Each vertex is at an equal Euclidean distance $\sqrt{(n-1)/n}$ from the centroid.
- Containing hypercube:
The (n − 1)-dimensional probability simplex lies entirely within the n-dimensional unit hypercube.
That hypercube has a total content (or measure) of one unit.
However, the meaning of that measure changes with dimension: a unit square (dimension 2) has an area of one (1 × 1 = 1), a unit cube (dimension 3) has a volume of one (1 × 1 × 1 = 1), and a unit hypercube of dimension 4 has a measure of one (1⁴ = 1), and so on.
Although the total content remains constant, the cube’s Euclidean diagonal length increases as $\sqrt{n}$, so the hypercube becomes geometrically “sparser” as n increases—its corners move farther apart even though its content is unchanged.
The probability simplex occupies only a thin (n − 1)-dimensional slice across this hypercube, forming a cross-section at a perpendicular distance of $1/\sqrt{n}$ from the origin.
- Volume (Content):

The $(n-1)$-dimensional content (volume) of the standard probability simplex can be computed using the Gram–determinant formula for simplex volume. Choosing the vertex $e_n$ as a base point, the remaining vertices define edge vectors

$v_i = e_i - e_n, \qquad i = 1,\dots,n-1,$

which lie in the $(n-1)$-dimensional affine hyperplane where the coordinates $p_i$ sum to one.
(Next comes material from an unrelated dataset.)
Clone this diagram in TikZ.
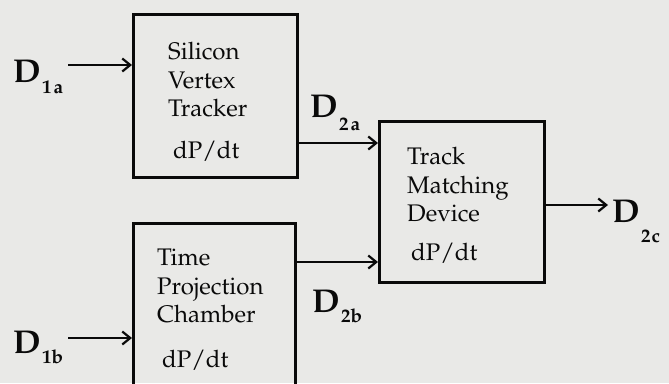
\documentclass[tikz,border=0pt]{standalone}
\usepackage[T1]{fontenc}
\usepackage{mathpazo}
\usetikzlibrary{arrows.meta}
\definecolor{bg}{RGB}{233,233,231}
\definecolor{ink}{RGB}{10,10,10}
\newcommand{\Dlab}[2]{{\fontsize{33}{33}\selectfont\bfseries D}\kern1.5pt\raisebox{-#2}{\fontsize{19}{19}\selectfont\bfseries #1}}
\tikzset{
  box/.style={draw=ink, line width=3pt, inner sep=0pt},
  boxtext/.style={anchor=north west, inner sep=0pt, align=left, font=\fontsize{24}{28.5}\selectfont, text=ink},
  dlabel/.style={anchor=base west, inner sep=0pt, text=ink},
  arr/.style={draw=ink, line width=2.2pt, -{Straight Barb[length=8pt,width=13pt,line width=2.2pt]}},
}
\begin{document}
\begin{tikzpicture}[x=1pt,y=-1pt]
\useasboundingbox (0,0) rectangle (669,383);
\clip (0,0) rectangle (669,383);
\fill[bg] (0,0) rectangle (669,383);

% boxes
\node[box, minimum width=164pt, minimum height=163pt] (svt) at (215.5,96) {};
\node[box, minimum width=162pt, minimum height=170pt] (tpc) at (214.5,308.5) {};
\node[box, minimum width=165pt, minimum height=161pt] (tmd) at (462,202) {};

% box texts
\node[boxtext] (svtT) at (168,42) {Silicon\\Vertex\\Tracker\\[13pt]\hspace*{5pt}dP/dt};
\node[boxtext] (tpcT) at (157,249) {Time\\Projection\\Chamber\\[16pt]\hspace*{5pt}dP/dt};
\node[boxtext] (tmdT) at (407,147) {Track\\Matching\\Device\\[10pt]\hspace*{4pt}dP/dt};

% labels
\node[dlabel] (d1a) at (13,82) {\Dlab{1\kern2pt a}{11pt}};
\node[dlabel] (d1b) at (13,353) {\Dlab{1b}{10pt}};
\node[dlabel] (d2a) at (310,117) {\Dlab{2\kern2pt a}{13pt}};
\node[dlabel] (d2b) at (312,312) {\Dlab{2b}{10pt}};
\node[dlabel] (d2c) at (612,222) {\Dlab{2\kern1pt c}{20pt}};

% connectors
\coordinate (a1) at (68,65);
\coordinate (b1) at (68,338);
\coordinate (ya) at (0,143);
\coordinate (yb) at (0,262);
\coordinate (yc) at (0,205);
\coordinate (cEnd) at (608,205);
\draw[arr] (a1) -- (a1 -| svt.west);
\draw[arr] (b1) -- (b1 -| tpc.west);
\draw[arr] (svt.east |- ya) -- (tmd.west |- ya);
\draw[arr] (tpc.east |- yb) -- (tmd.west |- yb);
\draw[arr] (tmd.east |- yc) -- (cEnd);
\end{tikzpicture}
\end{document}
The parallelepiped spanned by these vectors has content

$\operatorname{Vol}_{\mathrm{para}} = \sqrt{\det(G)},$

where $G$ is the Gram matrix $G_{ij} = v_i \cdot v_j$. This Gram matrix has determinant $n$. Since this simplex occupies exactly $1/(n-1)!$ of the volume of its parallelepiped, its content is

$V_{n-1} = \frac{\sqrt{n}}{(n-1)!}.$

This quantity decreases factorially with $n$, so although the simplex lies inside the unit $n$-cube (which has volume 1), the fraction of the hypercube’s volume contained in the simplex becomes super-exponentially small as $n$ increases.